Until next post, Shoot Often...SHOOT SAFE!!

~Huey

Thursday, May 15, 2008

Guns And Butter

Get Some!!
Yes, thats me and R. Lee Ermy (GySGT Hartman from Full Metal Jacket and the program Mail Call on the History Channel). 5/15/08 meet and greet at Vance's Gun Shop in Columbus, OH. "The Gunny" is a celebrity spokesman for Glock pistols.

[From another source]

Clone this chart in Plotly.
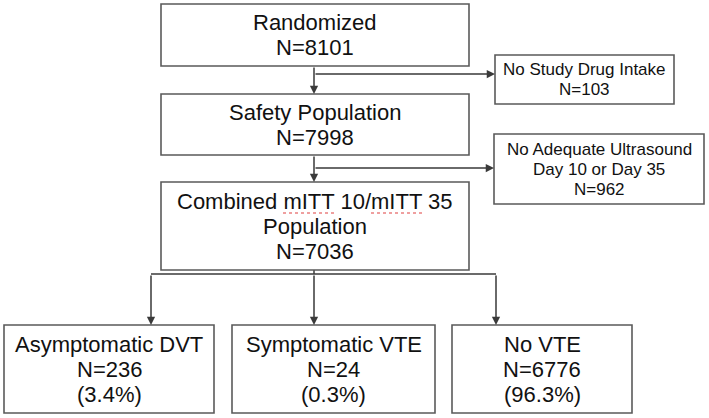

What the hell is "Guns and Butter"? Well, if you were guessing its the name of a tribute band to a certain LA Rock band of the 90's, you're wrong. What it is, is a bastardized way of saying guns or butter, a concept that was given to me in an economics class in college eons ago. As my college education is taking eons to complete, this is not stretching the truth. The concept is basically this (from wikipedia):
In economics, the guns versus butter model is the classic example of the production possibility frontier. It models the relationship between a nation's investment in defense and civilian goods. In this model, a nation has to choose between two options when spending its finite resources. It can buy either guns or butter, or a combination of both. This can be seen as an analogy for choices between defense and civilian spending in more complex economies
Ok, thats that. What does it have to do here? Honestly, it was just the first thing that popped into my head when I was looking to work the word "guns" into a title. That is what this blog is going to be about, my experiences with firearms, both ones I own and ones that I have fired at one time or another.
A little background, I recently retired from just over 21 years of service in the Army National Guard, over 9 of those years in an active status as either a full time AGR member or as mobilized in the War on Terror. I started my career as an Infantryman (11B), but wound up due to my full time job requirements in the Personnel Field (75B, 75D, 42A). I served in the 148th Infantry as a Personnel NCO during Operation Noble Eagle following 9/11 stationed at Ft. Knox, KY. The 148th was one of the first Guard Battalions to be mobilized after 9/11 (we went "hot" on 10/1/01) and the first battalion sized entity to be called up from Ohio since the Korean War. I was later mobilized in 2006 with the 437th Personnel Services Detachment (PSD) and deployed to Kuwait attached to the 3rd Personnel Command (PERSCOM). While in Kuwait I was the Information Management Officer (IMO) for the Kuwait Casualty Area Command (CAC). The CAC was responsible for collecting all casualty reports for all allied entities in the CENTCOM area of responsibilities and report them to higher, as well as act as the theater notification entitiy for all all wounded and deceased Army personnel. I was responsible for maintaining the database that stored all of the names and numbers of coalition deceased and wounded members. Talk about depressing, I had to verify, twice, the total number of deceased US military personnel by name while I was there. Very sobering. Anyway, I have fired a good variety of US military small arms used since the 80's, M-16, M-9 pistol, M-203 grenade launcher, M249 SAW, M60 MG, M2 .50 MG, 81mm mortar......I have even fired a M47 Dragon.
Anyway, I don't think any of this makes me in anyway a "master of arms", but I think it does help me relate and or evaluate other firearms against this base of knowledge.
I currently own the following firearms:

(rifles in Picture top to bottom)
Romanian WASR-10 GP 7.62x39 (a civilian version of the AK-47)
Hi-Point 4095 carbine in .40 S&W caliber with a red dot scope
Russian Mosin-Nagant M44 7.62x54 Carbine

(pistols in picture left to right)
Hi-Point C9 9mm pistol
S&W M&P .40 pistol
1952 S&W J-Frame Chiefs Special revolver in .38 Special

(2nd Picture) Stoeger Cougar 8000 9mm pistol

In subsequent posts I will review all of these firearms as well as others that I have fired.